I actually specifically used "fgrep" rather than "grep -F" because some
platforms have the former but not the latter. It has been a while since
commit 8753941, but I think Solaris was such a platform (and maybe AIX,
too, based on [1]).

[1] http://article.gmane.org/gmane.comp.version-control.git/97076

They could actually just be "grep" in this case, since we know the
patterns do not have any metacharacters. I was thinking that our
$GIT_COMMITTER_NAME (grepped below) did, but it is "C O Mitter", not "C.
O. Mitter".

I'll switch that in the re-roll.

> > +test_expect_success 'stream allows master as refname' '
> > +	fgrep master stream
> > +'
> > +
> > +test_expect_success 'stream omits other refnames' '
> > +	! fgrep other stream
> > +'
> 
> What should happen to mytag?

I added the tag test at the very end, and you can see that it did not
get as much attention. :) We should check "! grep mytag stream" here.
Will be in the re-roll.

> > +test_expect_success 'repo has original shape' '
> > +	cat >expect <<-\EOF &&
> > +	> subject 3
> > +	> subject 2
> > +	< subject 1
> > +	- subject 0
> > +	EOF
> > +	git log --format="%m %s" --left-right --boundary \
> > +		master...$other_branch >actual &&
> > +	test_cmp expect actual
> > +'
> 
> Yuck and Hmph.  Doing a shape-preserving conversion is very
> important, but I wonder if we can we verify without having to cast a
> particular rewrite rule in stone.  We know we want to preserve
> relative order of committer timestamps (to reproduce bugs that
> depend on the traversal order), and it may be OK to reuse the
> exactly the same committer timestamps from the original, in which
> case we can make sure that we create the original history with
> appropriate "test_tick"s (I think test_commit does that for us) and
> use "%ct" instead of "%s" here, perhaps?  That way we can later
> change the rewrite rules of commit object payload without having to
> adjust this test.

Yeah, everything is lost except the shape and committer timestamps. So
our choices are basically "%m" or "%m %ct". I think the latter is
probably the least bad choice. Will switch.
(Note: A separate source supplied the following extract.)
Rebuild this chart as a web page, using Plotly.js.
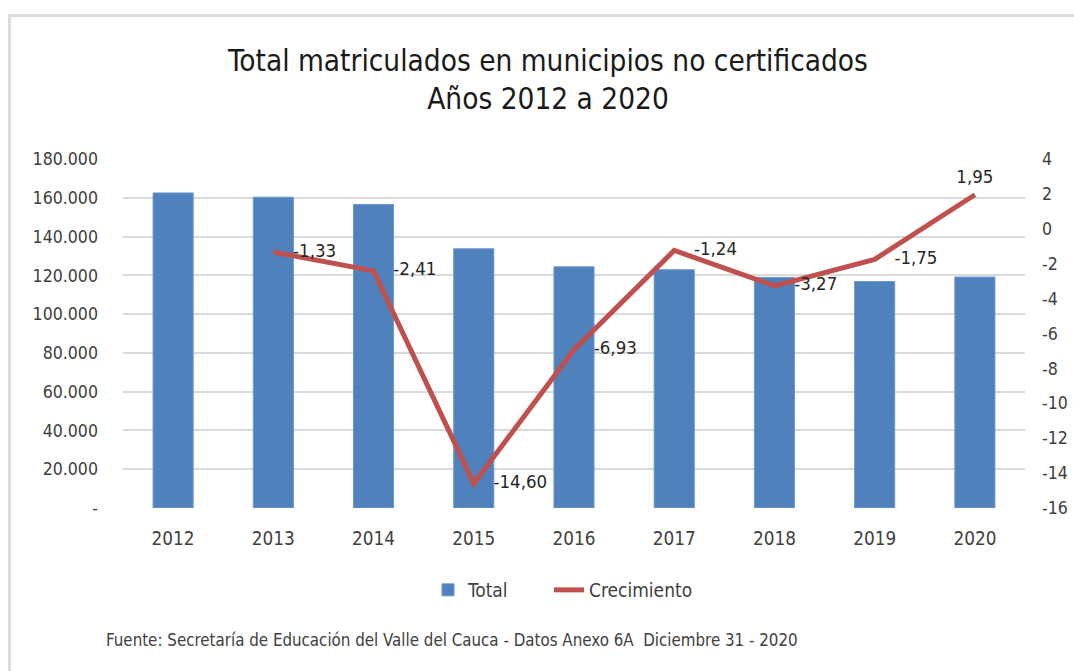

There's a potential problem with picking the same branches in the same
order. We can cheat a little here, though, because "master" retains its
same name. Since there's only one other branch, it's always the other
one we want.

The trees are not necessarily so lucky. We check that the root tree ends
up with a blob and a tree. But the anonymization does not necessarily
have to preserve their order (and it probably wouldn't under many
schemes). I think we can get away with just sorting the type list.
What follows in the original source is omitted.